Robbery at the Gas Pump and in the Super Market
The economy is starting into one of capitalism’s regular downspins. You would think that prices would moderate – or go back down.Not this time. Despite the burgeoning recession, prices are hitting new record highs.
What’s behind it is not a mystery. It’s speculation. Some of the biggest Wall Street investment banks are today speculating in oil and agricultural commodities, just like they were speculating in housing and mortgages yesterday.
With Wall Street flooding over 300 billion dollars into the commodities futures markets this year alone, up from almost nothing a few years ago, prices have jumped 65 per cent on corn, 91 per cent on soybeans, and over 100 per cent on wheat. A former top staffer for the Commodities Futures Trading Commission told CBS news that speculation may have doubled the price of oil.
Wall Street is not the only villain in this piece. The oil companies themselves have set up trading divisions, which do nothing but buy and sell oil, driving up the price on a barrel of oil with each sale – just like Enron did in the electric power markets a few years ago. Big agribusiness is doing the same thing with basic foods.
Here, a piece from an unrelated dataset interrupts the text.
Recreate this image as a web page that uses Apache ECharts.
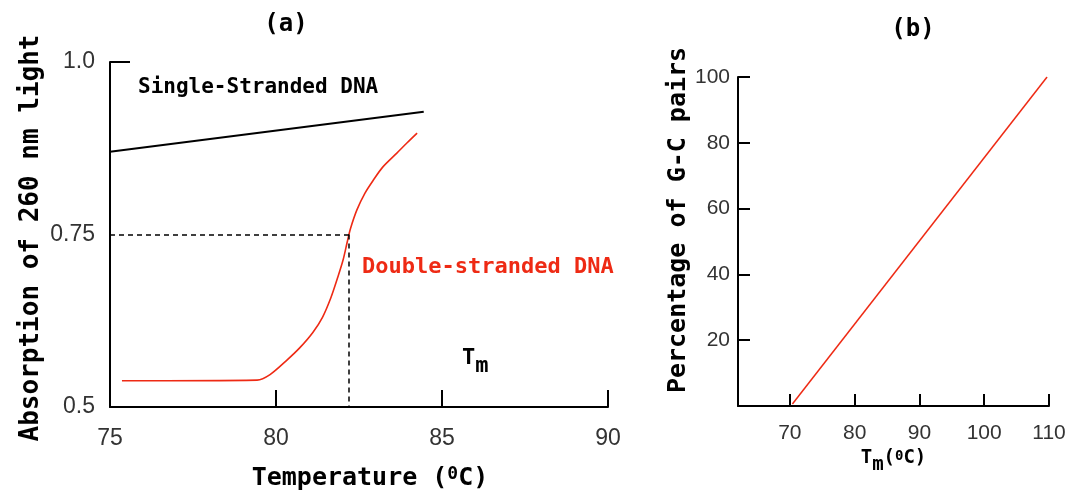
<!DOCTYPE html>
<html>
<head>
<meta charset="utf-8">
<title>DNA melting</title>
<script src="https://cdn.jsdelivr.net/npm/echarts@6/dist/echarts.min.js"></script>
<style>
html, body { margin: 0; padding: 0; background: #fff; }
#chart { width: 1071px; height: 493px; }
</style>
</head>
<body>
<div id="chart"></div>
<script>
// (a) absorption vs temperature
var singleStranded = [[75.0, 0.870], [84.45, 0.928]];
var doubleStranded = [
    [75.36, 0.538], [79.43, 0.539], [79.82, 0.547], [80.33, 0.568], [80.72, 0.586],
    [81.11, 0.608], [81.40, 0.630], [81.65, 0.658], [81.86, 0.688], [82.02, 0.713],
    [82.14, 0.738], [82.24, 0.758], [82.44, 0.786], [82.68, 0.810], [82.92, 0.828],
    [83.22, 0.848], [83.64, 0.868], [83.95, 0.883], [84.25, 0.897]
];
var tm = 82.2;
var tmAbsorption = 0.75;
var absorptionTicks = [0.5, 0.75, 1.0];
var tempTicks = [75, 80, 85, 90];

// (b) G-C content vs Tm
var gcLine = [[70.4, 0.6], [109.7, 100]];
var gcTempTicks = [70, 80, 90, 100, 110];
var gcPercentTicks = [20, 40, 60, 80, 100];

var RED = '#ee2a14';
var BOLD = '"DejaVu Sans Mono", monospace';
var THIN = '"Liberation Sans", Arial, sans-serif';

var dom = document.getElementById('chart');
var myChart = echarts.init(dom);

function axisLineStyle() {
    return { show: true, onZero: false, lineStyle: { color: '#000', width: 2 } };
}

function label(text, x, y, size, opts) {
    opts = opts || {};
    return {
        type: 'text',
        x: x,
        y: y,
        rotation: opts.rotation || 0,
        style: {
            text: text,
            x: 0,
            y: 0,
            font: 'bold ' + size + 'px ' + BOLD,
            fill: opts.color || '#000',
            textAlign: opts.align || 'center',
            textVerticalAlign: 'middle',
            rich: opts.rich
        }
    };
}

// T with subscript m, small raised 0 for degrees
function subRich(size, shift) {
    var base = { fontSize: size, fontWeight: 'bold', fontFamily: BOLD, fill: '#000', color: '#000' };
    return {
        t: Object.assign({}, base, { lineHeight: size + shift, verticalAlign: 'top' }),
        s: Object.assign({}, base, { verticalAlign: 'bottom' }),
        p: Object.assign({}, base, { verticalAlign: 'top' }),
        q: Object.assign({}, base, { fontSize: Math.round(size * 0.72), verticalAlign: 'top' })
    };
}

var option = {
    animation: false,
    backgroundColor: '#fff',
    grid: [
        { left: 110, top: 62, width: 498, height: 345 },
        { left: 738, top: 77, width: 311, height: 329 }
    ],
    xAxis: [{
        gridIndex: 0,
        type: 'value',
        min: 75,
        max: 90,
        interval: 5,
        axisLine: axisLineStyle(),
        axisTick: { show: true, inside: true, length: 17, customValues: [80, 85, 90], lineStyle: { color: '#000', width: 2 } },
        axisLabel: { customValues: tempTicks, margin: 20, fontSize: 23, fontFamily: THIN, color: '#333' },
        splitLine: { show: false }
    }, {
        gridIndex: 1,
        type: 'value',
        min: 62,
        max: 110,
        axisLine: axisLineStyle(),
        axisTick: { show: true, inside: true, length: 12, customValues: gcTempTicks, lineStyle: { color: '#000', width: 2 } },
        axisLabel: { customValues: gcTempTicks, margin: 17, fontSize: 21, fontFamily: THIN, color: '#333' },
        splitLine: { show: false },
        name: '{t|T}{s|m}{p|(}{q|0}{p|C)}',
        nameLocation: 'middle',
        nameGap: 42,
        nameTextStyle: { rich: subRich(19, 7) }
    }],
    yAxis: [{
        gridIndex: 0,
        type: 'value',
        min: 0.5,
        max: 1.0,
        interval: 0.25,
        axisLine: axisLineStyle(),
        axisTick: { show: true, inside: true, length: 20, customValues: [1.0], lineStyle: { color: '#000', width: 2 } },
        axisLabel: {
            customValues: absorptionTicks,
            margin: 15,
            fontSize: 23,
            fontFamily: THIN,
            color: '#333',
            formatter: function (v) { return v === 1 ? '1.0' : String(v); }
        },
        splitLine: { show: false }
    }, {
        gridIndex: 1,
        type: 'value',
        min: 0,
        max: 100,
        interval: 20,
        axisLine: axisLineStyle(),
        axisTick: { show: true, inside: true, length: 12, customValues: gcPercentTicks, lineStyle: { color: '#000', width: 2 } },
        axisLabel: { customValues: gcPercentTicks, margin: 8, fontSize: 21, fontFamily: THIN, color: '#333' },
        splitLine: { show: false }
    }],
    series: [{
        name: 'Single-Stranded DNA',
        type: 'line',
        xAxisIndex: 0,
        yAxisIndex: 0,
        data: singleStranded,
        symbol: 'none',
        lineStyle: { color: '#000', width: 2 }
    }, {
        name: 'Double-stranded DNA',
        type: 'line',
        xAxisIndex: 0,
        yAxisIndex: 0,
        data: doubleStranded,
        symbol: 'none',
        smooth: 0.3,
        lineStyle: { color: RED, width: 1.6 },
        markLine: {
            silent: true,
            symbol: ['none', 'none'],
            label: { show: false },
            lineStyle: { color: '#000', type: [5, 4], width: 1.5 },
            data: [
                [{ coord: [75, tmAbsorption] }, { coord: [tm, tmAbsorption] }],
                [{ coord: [tm, tmAbsorption] }, { coord: [tm, 0.5] }]
            ]
        }
    }, {
        name: 'G-C',
        type: 'line',
        xAxisIndex: 1,
        yAxisIndex: 1,
        data: gcLine,
        symbol: 'none',
        lineStyle: { color: RED, width: 1.5 }
    }],
    graphic: [
        label('(a)', 286, 25, 24),
        label('(b)', 913, 30, 24),
        label('Single-Stranded DNA', 138, 88, 21, { align: 'left' }),
        label('Double-stranded DNA', 362, 267, 22, { align: 'left', color: RED }),
        label('{t|T}{s|m}', 462, 362, 22, { align: 'left', rich: subRich(22, 8) }),
        label('Absorption of 260 nm light', 31, 238, 26, { rotation: Math.PI / 2 }),
        label('Percentage of G-C pairs', 678, 220, 25, { rotation: Math.PI / 2 }),
        label('Temperature ({q|0}C)', 370, 478, 25, { rich: subRich(25, 8) })
    ]
};

if (option && typeof option === 'object') {
    myChart.setOption(option, true);
}

window.onresize = function () {
    myChart.resize();
};
</script>
</body>
</html>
There is no shortage of oil today – the big oil companies don’t even bother to pump from many of their oil fields, and they shut down refineries. And neither is there any shortage of food in this country – the government pays farmers NOT to produce in order to hold down the supply.
Shortages? No, the problem is greed. Big companies cut back on production, plotting instead to make profit from financial speculation. High prices strangle the economy, people lose their jobs, and can’t pay for the food and gas they need. But the biggest companies in the country profit.
It’s greed, basic capitalist greed, which is taking a new, and more deadly form today. It’s the symptom of a system that long ago outlived its usefulness.